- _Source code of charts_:

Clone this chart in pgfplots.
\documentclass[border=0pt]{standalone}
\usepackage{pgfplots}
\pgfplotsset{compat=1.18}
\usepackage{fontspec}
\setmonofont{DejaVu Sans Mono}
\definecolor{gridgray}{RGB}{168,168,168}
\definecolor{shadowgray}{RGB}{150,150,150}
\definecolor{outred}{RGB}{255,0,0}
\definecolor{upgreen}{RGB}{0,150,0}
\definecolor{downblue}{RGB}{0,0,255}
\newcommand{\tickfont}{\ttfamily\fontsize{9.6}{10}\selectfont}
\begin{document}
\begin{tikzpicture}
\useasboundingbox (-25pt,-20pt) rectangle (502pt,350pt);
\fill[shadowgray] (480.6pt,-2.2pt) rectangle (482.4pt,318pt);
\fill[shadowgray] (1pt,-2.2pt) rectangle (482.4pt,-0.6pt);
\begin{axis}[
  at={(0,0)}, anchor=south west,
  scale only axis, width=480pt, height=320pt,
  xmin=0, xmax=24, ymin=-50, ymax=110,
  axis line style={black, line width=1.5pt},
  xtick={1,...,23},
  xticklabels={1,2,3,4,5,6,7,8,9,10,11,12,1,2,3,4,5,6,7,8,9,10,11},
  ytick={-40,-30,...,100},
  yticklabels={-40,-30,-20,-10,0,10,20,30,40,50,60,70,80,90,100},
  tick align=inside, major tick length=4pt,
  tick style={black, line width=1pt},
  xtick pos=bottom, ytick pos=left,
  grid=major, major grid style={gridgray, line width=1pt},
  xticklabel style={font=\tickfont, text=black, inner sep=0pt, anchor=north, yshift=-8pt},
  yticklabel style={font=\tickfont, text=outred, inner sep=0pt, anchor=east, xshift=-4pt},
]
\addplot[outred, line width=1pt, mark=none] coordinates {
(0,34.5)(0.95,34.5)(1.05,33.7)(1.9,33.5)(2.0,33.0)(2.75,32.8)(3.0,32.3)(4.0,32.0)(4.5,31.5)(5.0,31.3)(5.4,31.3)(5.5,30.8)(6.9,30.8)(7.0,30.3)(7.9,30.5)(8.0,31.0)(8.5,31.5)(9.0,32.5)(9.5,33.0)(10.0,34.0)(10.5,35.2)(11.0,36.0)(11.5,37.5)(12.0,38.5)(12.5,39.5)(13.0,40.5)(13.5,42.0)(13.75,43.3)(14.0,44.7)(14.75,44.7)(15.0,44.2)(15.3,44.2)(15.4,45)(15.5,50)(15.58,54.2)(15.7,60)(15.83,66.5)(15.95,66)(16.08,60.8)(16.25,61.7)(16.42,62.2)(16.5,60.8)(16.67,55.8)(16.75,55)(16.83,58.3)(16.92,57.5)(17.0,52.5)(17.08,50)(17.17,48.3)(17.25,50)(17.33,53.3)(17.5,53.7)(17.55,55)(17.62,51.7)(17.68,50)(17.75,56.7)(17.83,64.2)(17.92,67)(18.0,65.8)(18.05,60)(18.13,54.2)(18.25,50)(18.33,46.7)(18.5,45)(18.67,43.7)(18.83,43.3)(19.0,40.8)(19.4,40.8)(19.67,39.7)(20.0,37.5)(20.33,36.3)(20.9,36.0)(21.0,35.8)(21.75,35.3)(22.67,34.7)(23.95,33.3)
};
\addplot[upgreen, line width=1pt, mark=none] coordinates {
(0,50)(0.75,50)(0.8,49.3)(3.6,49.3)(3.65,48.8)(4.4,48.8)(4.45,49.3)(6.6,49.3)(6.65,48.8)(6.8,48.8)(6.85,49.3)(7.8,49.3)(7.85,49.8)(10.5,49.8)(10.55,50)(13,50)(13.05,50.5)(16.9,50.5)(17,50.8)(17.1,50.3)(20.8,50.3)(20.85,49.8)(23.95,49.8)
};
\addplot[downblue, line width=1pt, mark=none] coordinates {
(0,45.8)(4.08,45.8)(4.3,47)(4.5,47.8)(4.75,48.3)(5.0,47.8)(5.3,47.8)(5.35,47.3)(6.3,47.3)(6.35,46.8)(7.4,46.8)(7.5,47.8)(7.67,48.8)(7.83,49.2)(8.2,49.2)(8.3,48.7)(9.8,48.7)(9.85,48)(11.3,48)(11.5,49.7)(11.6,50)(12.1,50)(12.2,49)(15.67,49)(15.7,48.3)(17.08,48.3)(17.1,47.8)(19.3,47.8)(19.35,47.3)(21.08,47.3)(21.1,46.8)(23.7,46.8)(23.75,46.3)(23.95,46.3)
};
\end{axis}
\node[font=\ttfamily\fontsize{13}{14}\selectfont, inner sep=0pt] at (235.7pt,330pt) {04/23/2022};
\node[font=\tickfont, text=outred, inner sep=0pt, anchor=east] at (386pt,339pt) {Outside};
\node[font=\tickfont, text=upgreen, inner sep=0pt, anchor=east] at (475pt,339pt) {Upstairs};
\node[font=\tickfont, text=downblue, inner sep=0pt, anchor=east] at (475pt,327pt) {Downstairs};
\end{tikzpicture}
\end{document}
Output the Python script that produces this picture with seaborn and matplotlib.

- _Stated exercise_: Where a line of the records above holds the word "this", copy that line.

- _Exercise output_:
Clone this chart in pgfplots.
Output the Python script that produces this picture with seaborn and matplotlib.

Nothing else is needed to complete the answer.